El caso es que ahora el punto es otro. Los pueblos también se están volviendo caros. Se desintegra el comercio local y los precios suben. El modelo es el siguiente: o clonamos el esquema de las ciudades o desaparecemos. Y a nadie le importa esta barbaridad. Como si todos viviésemos en Coruña, en Madrid, en Alicante… Para que la ciudad de los 15 minutos sea un pueblo con servicios, habrá que garantizar cierto equilibrio, cierta autonomía. Algo hoy en día inexistente. Habrá que acabar con un repertorio de referentes que insiste en convencernos de que los pueblos son pantanos. Un lugar sin demasiadas miras, un lugar donde procrear, un espacio vacacional, una localización para residencias con encanto.

Y habrá que asegurarse también de que los pueblos no se dejen cortar a la medida de lo que se piensa de ellos. Sabemos que los prejuicios son más eficaces que cualquier planificación, que se infiltran hasta la médula. Desde fuera pueden llegar los medios, pero no el discurso. La ciudad de los 15 minutos no tiene que ser necesariamente una ciudad. Tejer una red sostenible, lograr un equilibrio, pasa por descentralizar, por creer en los cruces de caminos.
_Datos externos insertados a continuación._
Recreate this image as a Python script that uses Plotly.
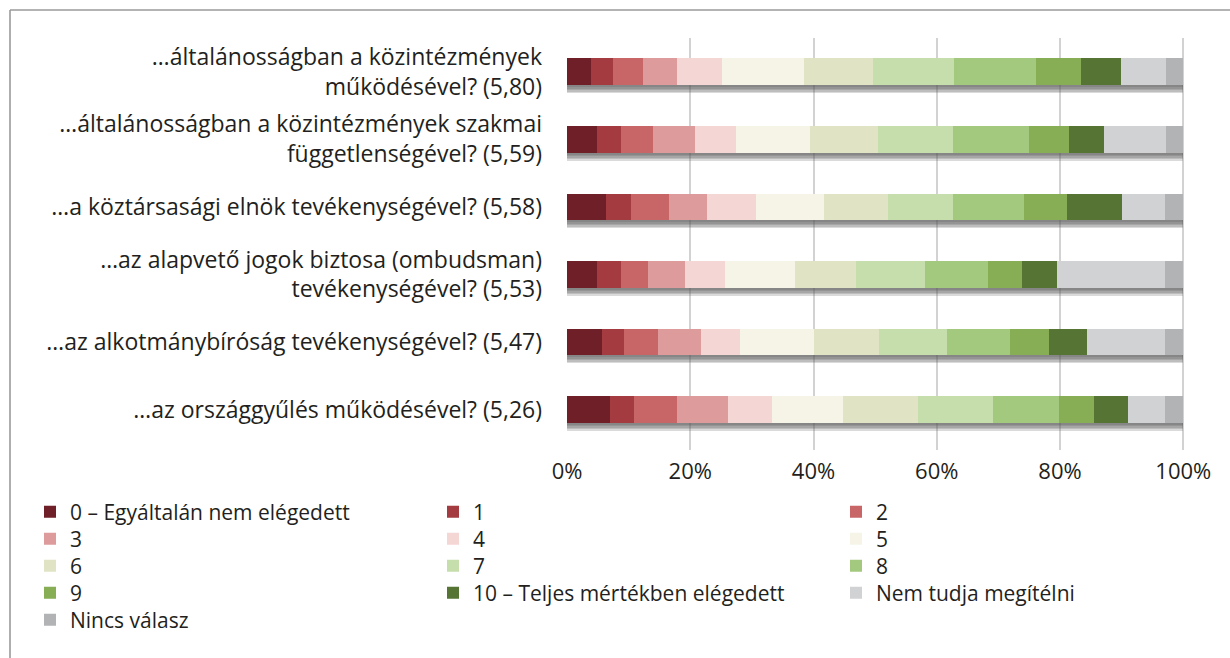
import plotly.graph_objects as go

# Survey questions (top to bottom), with mean score in brackets
questions = [
    "…általánosságban a közintézmények<br>működésével? (5,80)",
    "…általánosságban a közintézmények szakmai<br>függetlenségével? (5,59)",
    "…a köztársasági elnök tevékenységével? (5,58)",
    "…az alapvető jogok biztosa (ombudsman)<br>tevékenységével? (5,53)",
    "…az alkotmánybíróság tevékenységével? (5,47)",
    "…az országgyűlés működésével? (5,26)",
]

# Share of answers (%) per response option, one value per question
s0 = [3.9, 4.9, 6.3, 4.8, 5.7, 7.0]
s1 = [3.5, 3.9, 4.1, 3.9, 3.5, 3.9]
s2 = [5.0, 5.1, 6.1, 4.4, 5.6, 6.9]
s3 = [5.4, 6.8, 6.2, 6.1, 7.0, 8.4]
s4 = [7.3, 6.7, 8.0, 6.4, 6.2, 7.1]
s5 = [13.4, 12.1, 11.0, 11.4, 12.0, 11.5]
s6 = [11.2, 11.0, 10.4, 9.9, 10.7, 12.1]
s7 = [13.1, 12.1, 10.5, 11.2, 10.9, 12.2]
s8 = [13.3, 12.4, 11.5, 10.2, 10.3, 10.8]
s9 = [7.3, 6.5, 7.1, 5.6, 6.3, 5.6]
s10 = [6.5, 5.7, 8.9, 5.6, 6.1, 5.6]
s_nt = [7.3, 10.0, 6.9, 17.6, 12.7, 6.0]
s_nv = [2.8, 2.8, 3.0, 2.9, 3.0, 2.9]

series_names = [
    "0 – Egyáltalán nem elégedett", "1", "2", "3", "4", "5", "6", "7", "8", "9",
    "10 – Teljes mértékben elégedett", "Nem tudja megítélni", "Nincs válasz",
]
series_values = [s0, s1, s2, s3, s4, s5, s6, s7, s8, s9, s10, s_nt, s_nv]
series_colors = [
    "#6e1f27", "#a33b41", "#c86567", "#dd9b9c", "#f4d6d5", "#f5f4e7",
    "#e1e4c4", "#c5deac", "#a3c97e", "#87ad55", "#567535", "#d1d2d3", "#b1b3b5",
]

x_ticks = [0, 20, 40, 60, 80, 100]
x_tick_text = ["0%", "20%", "40%", "60%", "80%", "100%"]

# ---- layout geometry (pixels) ----
W, H = 1230, 658
PLOT_L = 567
PX_100 = 1183.3         # pixel position of 100%
PLOT_T, PLOT_B = 38, 450
ROW_PX = 67.5           # pixels per category row
BAR_HALF_PX = 13.3      # half bar thickness
Y_RANGE = [5.6, -0.5]   # reversed so first question is on top
X_MAX = 100 * (W - PLOT_L) / (PX_100 - PLOT_L)  # plot area runs to the right edge

bar_width = 2 * BAR_HALF_PX / ROW_PX
pos = list(range(len(questions)))
FONT = "'Open Sans', sans-serif"
TEXT = "#231f20"
LABEL_SIZE = 23
LEGEND_SIZE = 21

fig = go.Figure()

# soft drop shadow under every bar: several translucent layers
totals = [sum(v[i] for v in series_values) for i in pos]
for d in (2.0, 3.5, 5.0, 6.5, 8.0):
    fig.add_trace(go.Bar(
        y=[p + (d / 2) / ROW_PX for p in pos],
        x=totals,
        orientation="h",
        width=(2 * BAR_HALF_PX + d) / ROW_PX,
        marker=dict(color="rgba(85,85,85,0.22)", line=dict(width=0)),
        showlegend=False,
        hoverinfo="skip",
    ))

# legend laid out as rows of three entries
n_rows = (len(series_names) + 2) // 3
legend_ids = ["legend" if r == 0 else f"legend{r + 1}" for r in range(n_rows)]
for k, (name, vals, col) in enumerate(zip(series_names, series_values, series_colors)):
    fig.add_trace(go.Bar(
        y=pos,
        x=vals,
        name=name,
        orientation="h",
        width=bar_width,
        marker=dict(color=col, line=dict(width=0)),
        legend=legend_ids[k // 3],
    ))

plot_w = W - PLOT_L
plot_h = PLOT_B - PLOT_T


def px_to_paper_x(px):
    return (px - PLOT_L) / plot_w


def px_to_paper_y(py):
    return (PLOT_B - py) / plot_h


legend_common = dict(
    orientation="h",
    xanchor="left",
    yanchor="middle",
    entrywidth=358,
    entrywidthmode="pixels",
    font=dict(family=FONT, size=LEGEND_SIZE, color=TEXT),
    bgcolor="rgba(0,0,0,0)",
    itemclick=False,
    traceorder="normal",
)
LEGEND_X = 30
LEGEND_ROW0 = 512
LEGEND_ROW_STEP = 27
legends = {
    lid: dict(x=px_to_paper_x(LEGEND_X),
              y=px_to_paper_y(LEGEND_ROW0 + r * LEGEND_ROW_STEP),
              **legend_common)
    for r, lid in enumerate(legend_ids)
}

fig.update_layout(
    width=W,
    height=H,
    barmode="stack",
    bargap=0,
    paper_bgcolor="white",
    plot_bgcolor="white",
    margin=dict(l=PLOT_L, r=0, t=PLOT_T, b=H - PLOT_B, autoexpand=False),
    font=dict(family=FONT, size=LABEL_SIZE, color=TEXT),
    xaxis=dict(
        range=[0, X_MAX],
        tickvals=x_ticks,
        ticktext=x_tick_text,
        showgrid=True,
        gridcolor="#d2d2d2",
        gridwidth=1.6,
        zeroline=False,
        showline=False,
        ticks="",
        ticklabelstandoff=6,
        tickfont=dict(family=FONT, size=22, color=TEXT),
        fixedrange=True,
    ),
    yaxis=dict(
        range=Y_RANGE,
        tickvals=pos,
        ticktext=questions,
        showgrid=False,
        zeroline=False,
        showline=False,
        ticks="",
        ticklabelstandoff=24,
        tickfont=dict(family=FONT, size=LABEL_SIZE, color=TEXT),
        fixedrange=True,
    ),
    shapes=[
        # outer frame (left and top edges visible)
        dict(type="line", xref="paper", yref="paper",
             x0=px_to_paper_x(10), x1=px_to_paper_x(10),
             y0=px_to_paper_y(H + 20), y1=px_to_paper_y(10),
             line=dict(color="#9a9a9a", width=1.6), layer="above"),
        dict(type="line", xref="paper", yref="paper",
             x0=px_to_paper_x(10), x1=px_to_paper_x(W + 20),
             y0=px_to_paper_y(10), y1=px_to_paper_y(10),
             line=dict(color="#9a9a9a", width=1.6), layer="above"),
    ],
    **legends,
)

fig.write_html("out.html")
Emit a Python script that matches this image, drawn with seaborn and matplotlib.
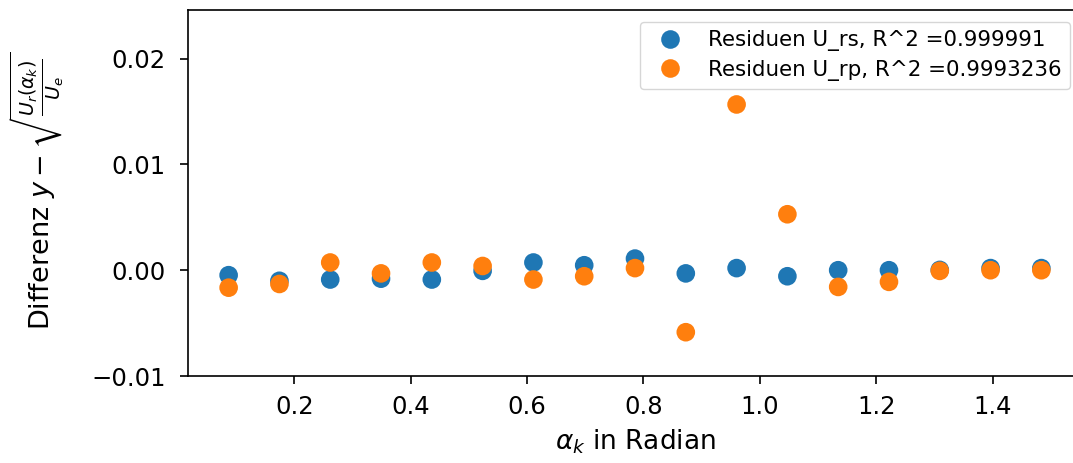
import numpy as np
import pandas as pd
import matplotlib
matplotlib.use("Agg")
import matplotlib.pyplot as plt
import seaborn as sns

# angles 5..85 degrees in radians
alpha_deg = [5, 10, 15, 20, 25, 30, 35, 40, 45, 50, 55, 60, 65, 70, 75, 80, 85]
res_rs = [-0.00047, -0.0010, -0.00088, -0.0008, -0.00088, -0.00006, 0.00073, 0.00047, 0.0011,
          -0.0003, 0.0002, -0.00057, 0.0, 0.0, 0.00003, 0.0002, 0.0002]
res_rp = [-0.00165, -0.0013, 0.00073, -0.0003, 0.00073, 0.0004, -0.00088, -0.00057, 0.0002,
          -0.00586, 0.01567, 0.00529, -0.00158, -0.0011, -0.00006, 0.0, 0.0]
labels = ["Residuen U_rs, R^2 =0.999991", "Residuen U_rp, R^2 =0.9993236"]

alpha = np.deg2rad(alpha_deg)
df = pd.DataFrame({
    "alpha": np.concatenate([alpha, alpha]),
    "res": res_rs + res_rp,
    "series": [labels[0]] * len(alpha) + [labels[1]] * len(alpha),
})

plt.rcParams["font.family"] = ["DejaVu Sans"]
fig = plt.figure(figsize=(10.73, 4.63), dpi=100)
ax = fig.add_axes([188 / 1073, 1 - 376 / 463, (1082 - 188) / 1073, (376 - 10) / 463])
sns.scatterplot(data=df, x="alpha", y="res", hue="series", hue_order=labels,
                palette=["#1f77b4", "#ff7f0e"], s=180, linewidth=0, ax=ax)

ax.set_ylim(-0.01, 0.0246)
ax.set_yticks([-0.01, 0.0, 0.01, 0.02])
ax.set_xticks([0.2, 0.4, 0.6, 0.8, 1.0, 1.2, 1.4])
for sp in ax.spines.values():
    sp.set_linewidth(1.2)
ax.tick_params(axis="both", labelsize=17.5, length=6, width=1.2)
ax.tick_params(axis="x", pad=8)
ax.tick_params(axis="y", pad=10)
ax.set_xlabel(r"$\alpha_k$ in Radian", fontsize=19, labelpad=6)
ax.set_ylabel(r"Differenz $y - \sqrt{\frac{U_r(\alpha_k)}{U_e}}$", fontsize=19.5)
ax.yaxis.set_label_coords(-0.136, 0.505)
ax.yaxis.label.set_va("bottom")
leg = ax.legend(loc="upper right", fontsize=15.4, title=None, labelspacing=0.4,
                borderaxespad=0.55)

fig.savefig("out.png", dpi=100)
El bar de mis abuelos sigue abierto, ahora lo regentan mis tíos. Delante de su puerta aparcan a diario decenas de coches, líneas perpendiculares. El año pasado el ayuntamiento recuperó a su matrona para el centro de salud después de una década. Quizás con la matrona lleguen niños. Quizás yo pierda el miedo y regrese. O quizás deje de poder pagar el piso en el que vivo y me canse de ser un esclavo. ¿A alguien se le ha acabado la pila del reloj? Conozco a alguien que te la cambia casi gratis.